EXERCISE DETAILS –
From the entries below, work out the number of lines that hold the word "What", and give that number alone.
◆ ◆ ◆ ◆ ◆ ◆ ◆
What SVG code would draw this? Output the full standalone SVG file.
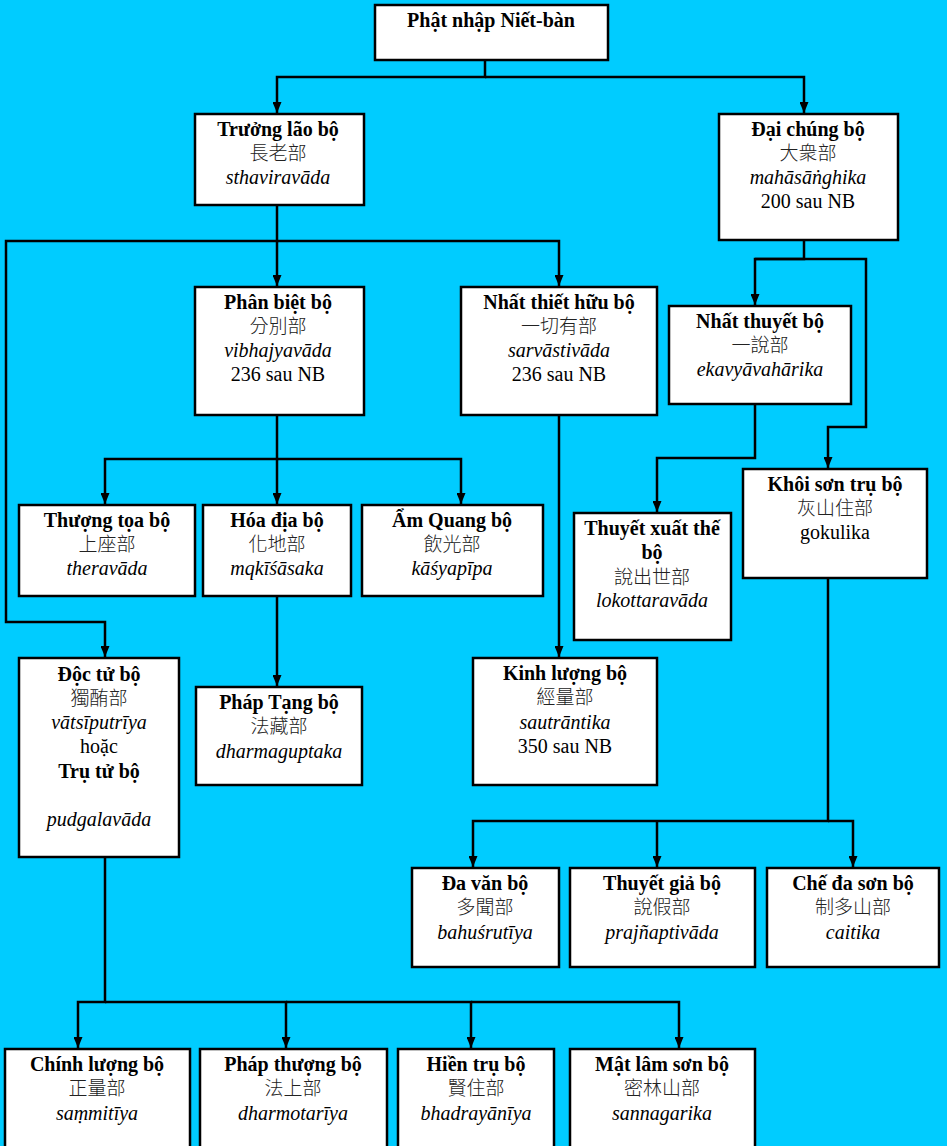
<svg xmlns="http://www.w3.org/2000/svg" width="947" height="1146" viewBox="0 0 947 1146">
<style>
.bg{fill:#00CCFF}
.box{fill:#fff;stroke:#000;stroke-width:2.5}
text{font-family:"Liberation Serif","Times New Roman",serif;font-size:20px;text-anchor:middle;fill:#000}
.b{font-weight:bold}
.i{font-style:italic}
.c{font-family:"Noto Sans CJK TC","Noto Sans CJK SC",sans-serif;font-size:19px;font-weight:300;fill:#222}
.ln{fill:none;stroke:#000;stroke-width:2.5}
</style>
<defs>
<marker id="ah" viewBox="0 0 10 10" refX="10" refY="5" markerWidth="11" markerHeight="9" markerUnits="userSpaceOnUse" orient="auto" preserveAspectRatio="none"><path d="M0,0 L10,5 L0,10 z" fill="#000"/></marker>
</defs>
<rect class="bg" x="0" y="0" width="947" height="1146"/>

<g id="connectors">
<path class="ln" d="M485,60 V77 H277 V113" marker-end="url(#ah)"/>
<path class="ln" d="M485,77 H804 V113" marker-end="url(#ah)"/>
<path class="ln" d="M277,205 V241 H6 V622 H105 V657" marker-end="url(#ah)"/>
<path class="ln" d="M277,241 V286" marker-end="url(#ah)"/>
<path class="ln" d="M277,241 H559 V286" marker-end="url(#ah)"/>
<path class="ln" d="M804,240 V259 H755 V305" marker-end="url(#ah)"/>
<path class="ln" d="M755,259 H866 V427 H828 V468" marker-end="url(#ah)"/>
<path class="ln" d="M277,415 V459 H105 V504" marker-end="url(#ah)"/>
<path class="ln" d="M277,459 V504" marker-end="url(#ah)"/>
<path class="ln" d="M277,459 H461 V504" marker-end="url(#ah)"/>
<path class="ln" d="M559,415 V657" marker-end="url(#ah)"/>
<path class="ln" d="M755,404 V458 H657 V512" marker-end="url(#ah)"/>
<path class="ln" d="M277,596 V686" marker-end="url(#ah)"/>
<path class="ln" d="M828,578 V821 H473 V867" marker-end="url(#ah)"/>
<path class="ln" d="M657,821 V867" marker-end="url(#ah)"/>
<path class="ln" d="M828,821 H853 V867" marker-end="url(#ah)"/>
<path class="ln" d="M105,857 V1002 H78 V1048" marker-end="url(#ah)"/>
<path class="ln" d="M105,1002 H286 V1048" marker-end="url(#ah)"/>
<path class="ln" d="M286,1002 H471 V1048" marker-end="url(#ah)"/>
<path class="ln" d="M471,1002 H679 V1048" marker-end="url(#ah)"/>
</g>

<g id="n-root"><rect class="box" x="375" y="5" width="233" height="55"/>
<text class="b" x="491" y="27">Phật nhập Niết-bàn</text></g>

<g id="n-truonglao"><rect class="box" x="195" y="114" width="169" height="91"/>
<text class="b" x="278" y="135.5">Trưởng lão bộ</text>
<text class="c" x="278" y="159.8">長老部</text>
<text class="i" x="278" y="184.1">sthaviravāda</text></g>

<g id="n-daichung"><rect class="box" x="719" y="114" width="179" height="126"/>
<text class="b" x="808" y="135.5">Đại chúng bộ</text>
<text class="c" x="808" y="159.8">大衆部</text>
<text class="i" x="808" y="184.1">mahāsāṅghika</text>
<text x="808" y="208.4">200 sau NB</text></g>

<g id="n-phanbiet"><rect class="box" x="195" y="287" width="169" height="128"/>
<text class="b" x="278" y="308.5">Phân biệt bộ</text>
<text class="c" x="278" y="332.8">分別部</text>
<text class="i" x="278" y="357.1">vibhajyavāda</text>
<text x="278" y="381.4">236 sau NB</text></g>

<g id="n-nhatthiet"><rect class="box" x="461" y="287" width="196" height="128"/>
<text class="b" x="559" y="308.5">Nhất thiết hữu bộ</text>
<text class="c" x="559" y="332.8">一切有部</text>
<text class="i" x="559" y="357.1">sarvāstivāda</text>
<text x="559" y="381.4">236 sau NB</text></g>

<g id="n-nhatthuyet"><rect class="box" x="669" y="306" width="182" height="98"/>
<text class="b" x="760" y="327.5">Nhất thuyết bộ</text>
<text class="c" x="760" y="351.8">一說部</text>
<text class="i" x="760" y="376.1">ekavyāvahārika</text></g>

<g id="n-thuongtoa"><rect class="box" x="19" y="505" width="176" height="91"/>
<text class="b" x="107" y="526.5">Thượng tọa bộ</text>
<text class="c" x="107" y="550.8">上座部</text>
<text class="i" x="107" y="575.1">theravāda</text></g>

<g id="n-hoadia"><rect class="box" x="203" y="505" width="148" height="91"/>
<text class="b" x="277" y="526.5">Hóa địa bộ</text>
<text class="c" x="277" y="550.8">化地部</text>
<text class="i" x="277" y="575.1">mqkīśāsaka</text></g>

<g id="n-amquang"><rect class="box" x="362" y="505" width="181" height="91"/>
<text class="b" x="452" y="526.5">Ẩm Quang bộ</text>
<text class="c" x="452" y="550.8">飲光部</text>
<text class="i" x="452" y="575.1">kāśyapīpa</text></g>

<g id="n-thuyetxuat"><rect class="box" x="574" y="513" width="157" height="127"/>
<text class="b" x="652" y="534.5">Thuyết xuất thế</text>
<text class="b" x="652" y="558.8">bộ</text>
<text class="c" x="652" y="584">說出世部</text>
<text class="i" x="652" y="607.4">lokottaravāda</text></g>

<g id="n-khoison"><rect class="box" x="743" y="469" width="184" height="109"/>
<text class="b" x="835" y="490.5">Khôi sơn trụ bộ</text>
<text class="c" x="835" y="514.8">灰山住部</text>
<text x="835" y="539.1">gokulika</text></g>

<g id="n-doctu"><rect class="box" x="19" y="658" width="160" height="199"/>
<text class="b" x="99" y="680.5">Độc tử bộ</text>
<text class="c" x="99" y="704.8">獨酭部</text>
<text class="i" x="99" y="729.1">vātsīputrīya</text>
<text x="99" y="753.4">hoặc</text>
<text class="b" x="99" y="777.7">Trụ tử bộ</text>
<text class="i" x="99" y="826.3">pudgalavāda</text></g>

<g id="n-phaptang"><rect class="box" x="196" y="687" width="166" height="98"/>
<text class="b" x="279" y="709">Pháp Tạng bộ</text>
<text class="c" x="279" y="733.3">法藏部</text>
<text class="i" x="279" y="757.6">dharmaguptaka</text></g>

<g id="n-kinhluong"><rect class="box" x="473" y="658" width="184" height="127"/>
<text class="b" x="565" y="680">Kinh lượng bộ</text>
<text class="c" x="565" y="704.3">經量部</text>
<text class="i" x="565" y="728.6">sautrāntika</text>
<text x="565" y="752.9">350 sau NB</text></g>

<g id="n-davan"><rect class="box" x="412" y="868" width="147" height="99"/>
<text class="b" x="485" y="890">Đa văn bộ</text>
<text class="c" x="485" y="914.3">多聞部</text>
<text class="i" x="485" y="938.6">bahuśrutīya</text></g>

<g id="n-thuyetgia"><rect class="box" x="570" y="868" width="185" height="99"/>
<text class="b" x="662" y="890">Thuyết giả bộ</text>
<text class="c" x="662" y="914.3">說假部</text>
<text class="i" x="662" y="938.6">prajñaptivāda</text></g>

<g id="n-chedason"><rect class="box" x="767" y="868" width="172" height="99"/>
<text class="b" x="853" y="890">Chế đa sơn bộ</text>
<text class="c" x="853" y="914.3">制多山部</text>
<text class="i" x="853" y="938.6">caitika</text></g>

<g id="n-chinhluong"><rect class="box" x="5" y="1049" width="185" height="120"/>
<text class="b" x="97" y="1071">Chính lượng bộ</text>
<text class="c" x="97" y="1095.3">正量部</text>
<text class="i" x="97" y="1119.6">saṃmitīya</text></g>

<g id="n-phapthuong"><rect class="box" x="200" y="1049" width="187" height="120"/>
<text class="b" x="293" y="1071">Pháp thượng bộ</text>
<text class="c" x="293" y="1095.3">法上部</text>
<text class="i" x="293" y="1119.6">dharmotarīya</text></g>

<g id="n-hientru"><rect class="box" x="398" y="1049" width="156" height="120"/>
<text class="b" x="476" y="1071">Hiền trụ bộ</text>
<text class="c" x="476" y="1095.3">賢住部</text>
<text class="i" x="476" y="1119.6">bhadrayānīya</text></g>

<g id="n-matlam"><rect class="box" x="570" y="1049" width="185" height="120"/>
<text class="b" x="662" y="1071">Mật lâm sơn bộ</text>
<text class="c" x="662" y="1095.3">密林山部</text>
<text class="i" x="662" y="1119.6">sannagarika</text></g>
</svg>
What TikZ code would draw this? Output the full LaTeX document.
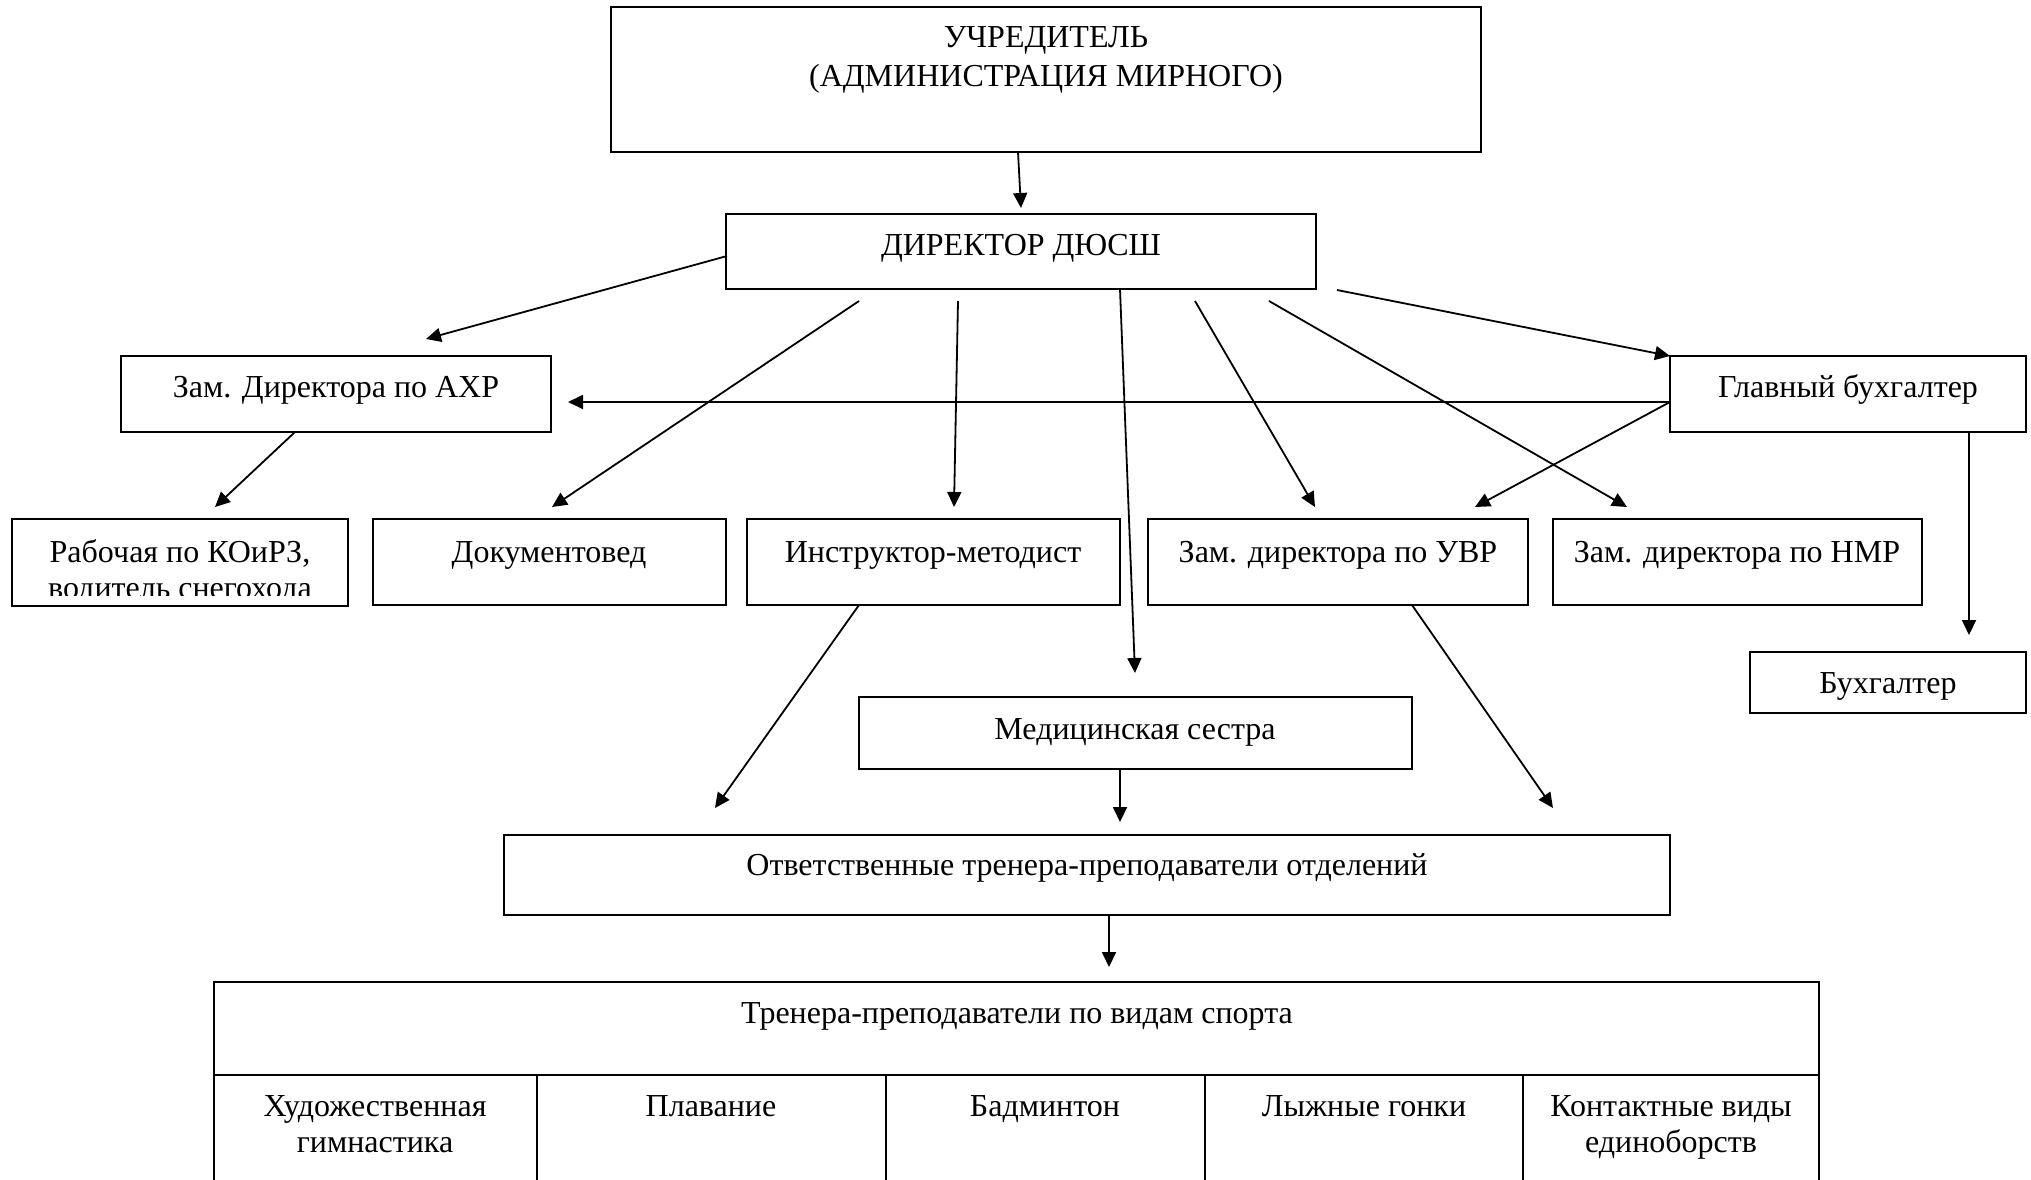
◆ ◆ ◆ ◆ ◆ ◆ ◆
SOLVED EXERCISE –
2